This is not something you particularly want to get caught doing when your out with others. Half-wheeling is the particularly irritating habit of sticking half of your wheel out in front of your fellow riders. It seems like a fairly harmless action but in actuality it’ll cause the overall pace to gradually quicken until a point where everybody’s absolutely shattered and the entire ride has been ruined all because you just wouldn’t get in line. I hope you’re happy.
The place in which you certainly want to avoid half-wheeling, the chain gang isn’t a group of stripe clad prisoners chipping away at rocks in this case but rather a formation in which rider line up in order to slipstream each other when out for a hard ride. Not for the faint of heart and can be very tricky for beginners. You’ll want to give yourself a good amount of practice and do so with a group of people you trust, it requires teamwork in order to avoid silly mishaps and accidents which can occur when someone decides to be reckless.
This does not involve any funny business out there on the roads so clean that dirty mind up right now. No bonking is more like ‘hitting the wall’, when you just don’t feel you’re able to go on anymore and likely just wait somewhere feeling very sorry for yourself until you can ride again. This is pretty common in your earlier days of riding but can still haunt you later if you don’t watch those energy levels or bite of a bit more than you can chew in terms of distance or incline. Not to mention the times those pesky half-wheelers join you.
Testers, often tied to other expressions like ‘contre-le-montre’ and the even more pretentious term ‘the race of truth’, is actually far less ridiculous than you may expect. It actually refers to a time trial and the cyclists that ride them.
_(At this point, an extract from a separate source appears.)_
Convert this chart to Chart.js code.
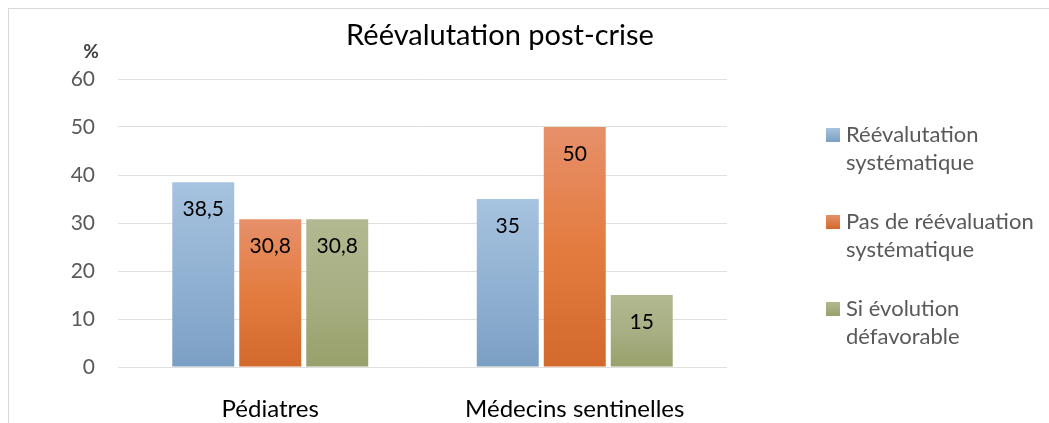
<!DOCTYPE html>
<html>
<head>
<meta charset="utf-8">
<script src="https://cdn.jsdelivr.net/npm/chart.js@4/dist/chart.umd.min.js"></script>
<style>
  html, body { margin: 0; padding: 0; background: #ffffff; }
  #wrap { position: relative; width: 1049px; height: 423px; }
</style>
</head>
<body>
<div id="wrap"><canvas id="c"></canvas></div>
<script>
const chartTitle = 'Réévalutation post-crise';
const yAxisTitle = '%';
const categories = ['Pédiatres', 'Médecins sentinelles'];
const seriesNames = [
  ['Réévalutation', 'systématique'],
  ['Pas de réévaluation', 'systématique'],
  ['Si évolution', 'défavorable']
];
const reevaluationSystematique = [38.5, 35];
const pasDeReevaluation = [30.8, 50];
const siEvolutionDefavorable = [30.8, 15];
const yTickMin = 0, yTickMax = 60, yTickStep = 10;

const palette = [
  { top: '#a6c3df', mid: '#92b2d3', bottom: '#7b9fc4' },
  { top: '#e6906a', mid: '#e47c40', bottom: '#d3692c' },
  { top: '#b2b992', mid: '#a8af83', bottom: '#98a06b' }
];

function barGradient(p) {
  return function (ctx) {
    const chart = ctx.chart;
    const ys = chart.scales && chart.scales.y;
    if (ctx.type !== 'data' || !ys) return p.mid;
    const v = ctx.parsed ? ctx.parsed.y : ctx.raw;
    const yTop = ys.getPixelForValue(v);
    const yBase = ys.getPixelForValue(0);
    if (!isFinite(yTop) || !isFinite(yBase) || yTop === yBase) return p.mid;
    const g = chart.ctx.createLinearGradient(0, yTop, 0, yBase);
    g.addColorStop(0, p.top);
    g.addColorStop(0.5, p.mid);
    g.addColorStop(1, p.bottom);
    return g;
  };
}

const FONT = 'Lato, "Open Sans", sans-serif';

const decorPlugin = {
  id: 'decor',
  beforeDraw(chart) {
    const c = chart.ctx;
    c.save();
    c.fillStyle = '#ffffff';
    c.fillRect(0, 0, chart.width, chart.height);
    c.strokeStyle = '#dcd8d6';
    c.lineWidth = 1;
    c.strokeRect(8.5, 8.5, chart.width + 50, chart.height + 50);
    c.restore();
  },
  afterDatasetsDraw(chart) {
    const c = chart.ctx;
    c.save();
    c.font = '21px ' + FONT;
    c.fillStyle = '#000000';
    c.textAlign = 'center';
    c.textBaseline = 'middle';
    chart.data.datasets.forEach((ds, i) => {
      const meta = chart.getDatasetMeta(i);
      meta.data.forEach((el, j) => {
        const txt = String(ds.data[j]).replace('.', ',');
        c.fillText(txt, el.x, el.y + 27);
      });
    });
    c.restore();
  },
  afterDraw(chart) {
    const c = chart.ctx;
    const area = chart.chartArea;
    c.save();
    // title
    c.font = '29px ' + FONT;
    c.fillStyle = '#000000';
    c.textAlign = 'center';
    c.textBaseline = 'alphabetic';
    c.fillText(chartTitle, 500, 45);
    // y axis unit
    c.font = 'bold 19px ' + FONT;
    c.fillStyle = '#404040';
    c.textBaseline = 'middle';
    c.fillText(yAxisTitle, 91, 52);
    // legend
    const lx = area.right + 99;
    let ly = 135;
    chart.data.datasets.forEach((ds, i) => {
      const p = palette[i];
      const g = c.createLinearGradient(0, ly - 7, 0, ly + 7);
      g.addColorStop(0, p.top);
      g.addColorStop(1, p.bottom);
      c.fillStyle = g;
      c.fillRect(lx, ly - 7, 14, 14);
      c.font = '22px ' + FONT;
      c.fillStyle = '#595959';
      c.textAlign = 'left';
      c.textBaseline = 'middle';
      seriesNames[i].forEach((line, k) => {
        c.fillText(line, lx + 20, ly + k * 28);
      });
      ly += 87;
    });
    c.restore();
  }
};

const data = {
  labels: categories,
  datasets: [reevaluationSystematique, pasDeReevaluation, siEvolutionDefavorable].map((vals, i) => ({
    label: seriesNames[i].join(' '),
    data: vals,
    backgroundColor: barGradient(palette[i]),
    borderWidth: 0,
    categoryPercentage: 0.66,
    barPercentage: 0.925
  }))
};

new Chart(document.getElementById('c'), {
  type: 'bar',
  data: data,
  options: {
    responsive: true,
    maintainAspectRatio: false,
    animation: false,
    layout: { padding: { left: 0, top: 79, right: 322, bottom: 0 } },
    plugins: {
      legend: { display: false },
      title: { display: false },
      tooltip: { enabled: false }
    },
    scales: {
      x: {
        grid: { display: false, drawTicks: false },
        border: { display: false },
        ticks: { font: { family: FONT, size: 24 }, color: '#000000', padding: 28 },
        afterFit(scale) { scale.height = 56; }
      },
      y: {
        min: yTickMin,
        max: yTickMax,
        grid: { color: '#e2dedc', lineWidth: 1, drawTicks: false },
        border: { display: false },
        ticks: { stepSize: yTickStep, font: { family: FONT, size: 21 }, color: '#595959', padding: 23 },
        afterFit(scale) { scale.width = 118; }
      }
    }
  },
  plugins: [decorPlugin]
});
</script>
</body>
</html>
You’ll usually see these things going on wherever you imagined people weren’t allowed to cycle, like your local bypass.
At some point someone may ask you to cream your chammy, don’t be alarmed. I don’t know why cycling jargon has such an affinity with the lude and crude but the word ‘chammy’ is actually referring to the chamois in your shorts, aka the padding that helps soften the blow of that sometimes-crippling saddle of yours. The cream is applied to prevent any chafing, sores or sometimes even worse whilst you’re out there on the road.
Sort of the reverse of a chain gang, when cross winds approach the chain gang formation becomes rather pointless, instead a group of cyclists may form a line side by side in order to shelter each other from the stiff breeze. If the chain gang was hard mode this is expert level and can be very daunting for beginners, again you’ll want to practice before entering the echelon.